The impact of reflection: “My life is more fun and I make the most of every day.”
The closing of the year is designed for reflection. THNK facilitator Miranda Berkhof believes reflection is the best tool for leadership development. “If you raise your awareness, you have more choices. If you have more choices on how you show up and interact with people, it allows you to make the most of your life.”
The practice of reflection involves contemplating your feelings, thoughts, actions, and needs without judgment. It requires honesty to learn from what worked, what didn’t, and more importantly: why? “Why” helps you to pinpoint what you could do differently going forward. Reflection takes courage. It is the basis of self-awareness, the foundation upon which other leadership practices are developed.
We sat down with Miranda to discuss her reflection practice and the impact it has had on her life and work.
How can people create their own practice of reflection?
“You can build a rhythm of reflection based around a range of questions. You can look back at the past and ask, what did I learn from this year? You can reflect forward, what does success look like in the coming year? You can also reflect on the now, what do I feel and what do I need in this moment?. Very often questions will rise to the surface on their own, but in the middle of a busy day, we often suppress or overlook them. The trick is to listen, to listen to your gut – not always to your busy mind.”
What moments are most effective for reflection?
“Set aside time and put it in your calendar. I started with a yearly reflection which established an annual rhythm. At my work, we had roadmaps of three months. Every quarter we had a reflection moment with the team looking forward and backwards. This included questions like “Where are we now? Are we happy with this direction?
That was a helpful new rhythm, but a quarter is a long time, so I decided to increase the frequency. I thought of questions I could ask myself each week to increase my impact. For example: What was going to matter most in the week ahead? What should I make time for?
Now I start every morning with a question about my intention for the day. What’s the experience I want to have today? And what do I want others to experience when they interact with me?
I kept adding new frequencies to my rhythm of reflection. As I did that, new questions arose. That’s how you move from being unconsciously incapable to consciously incapable and then over time, to consciously capable and finally, unconsciously capable.”
Do you sit with the question and see what comes up or do you actively think this question through?
“I actively think things through. When I started with my reflection rhythm, the annual check-in was on my birthday. I took a full day to reflect on the past year, and what I wanted to happen in the next year. I designed the day to include things that were fun, active, and reflective, such as having a conversation with someone who is meaningful to me. An annual reflection can take a day or longer, but a daily reflection can be just five minutes while you’re brushing your teeth. The time it takes is usually connected to the period you are reflecting on, or another way of saying this is the frequency of reflection.”
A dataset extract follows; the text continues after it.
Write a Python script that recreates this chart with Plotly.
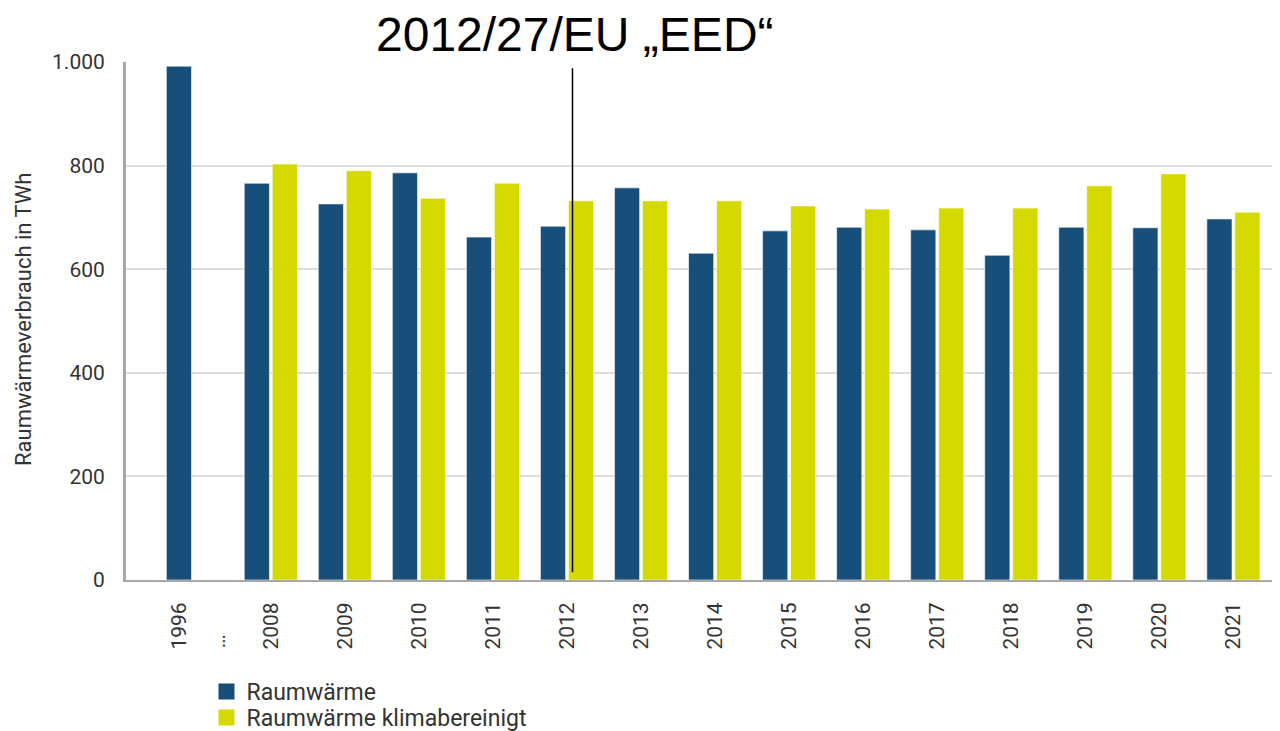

What impact has this practice had on your life?
“My life is much more fun! That’s because it’s more intentional. There are more milestones to mark. This practice has also given me a lot of confidence and security. I will check in with myself to ask: How am I doing? How am I feeling? It gives me a sense of safety in that I can reflect and make different choices in the moment and the moments to come. With this practice, and a rhythm for reflection, I make the most of each day of my life.”